Randolph and Gasol will tool Kendrick Perkins, Serge Ibaka and Nick Collison in the big man matchups. Gasol will surpass Ibaka with inside-out shooting and stifle the emerging offensive threat on the other end. Randolph will work off Gasol for short jumpers and dominate the boards.
In the conference finals, Memphis will face a San Antonio Spurs team that hits a wall in the series, as they did against Oklahoma City in last year's Western finals. Tim Duncan, who has had an admirable campaign with the best defensive rating in the league, will be worn down by Gasol.
Also, the Grizzlies will take advantage of the Spurs' vulnerability with the ball, as they rank 20th in turnover rate. Memphis' steals will stunt the high-scoring San Antonio force.

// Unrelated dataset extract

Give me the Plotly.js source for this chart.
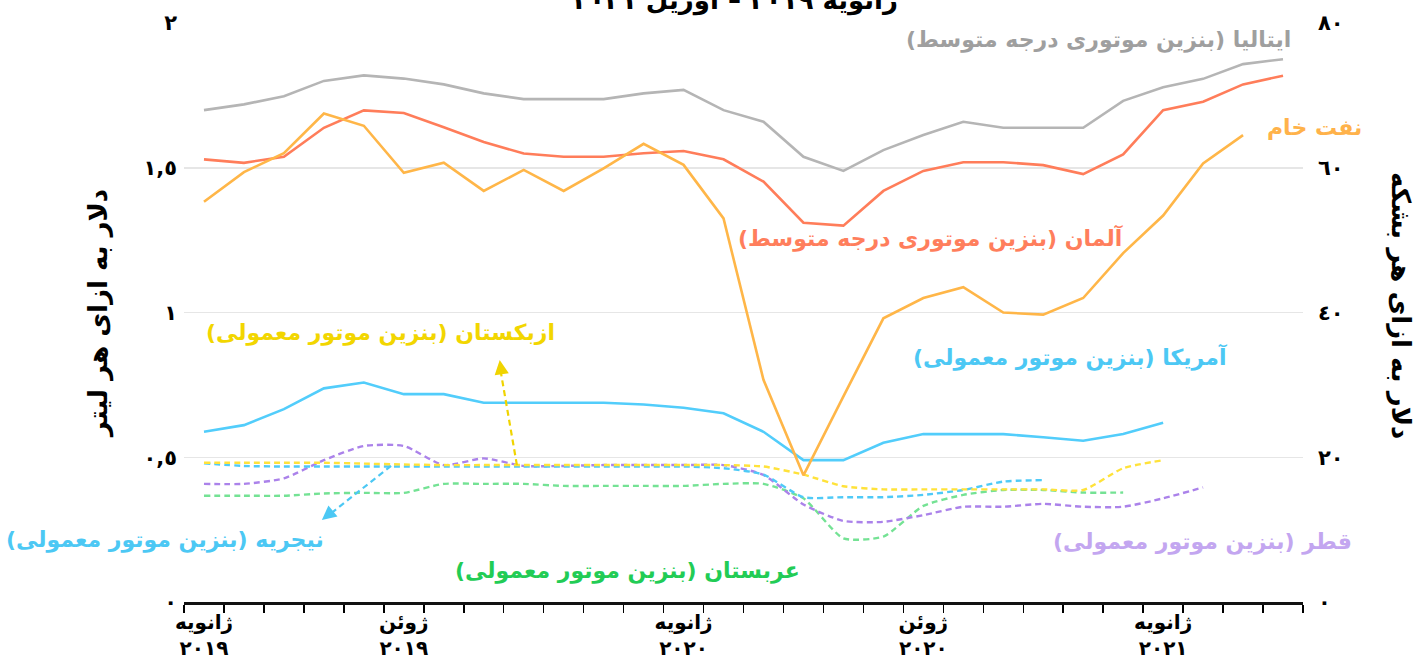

In each series, the Grizzlies will manage to negate their opponents' home-court advantage, showing that their 24-17 road record (third-best in the NBA) was no fluke.
In the finals, the Grizz will falter against the two words that perplex every other team—LeBron James. Tony Allen may mute Dwyane Wade, but LeBron will make Tayshaun Prince look every bit the 33-year-old man he is, scampering past, shooting over and overpowering the lanky former Detroit Piston.
James posted .322 win shares per 48 minutes, fifth-best in NBA history—a "game over" figure.
He'll put a quick rest to the best defensive efforts of the Grizzlies, once again validating his greatness.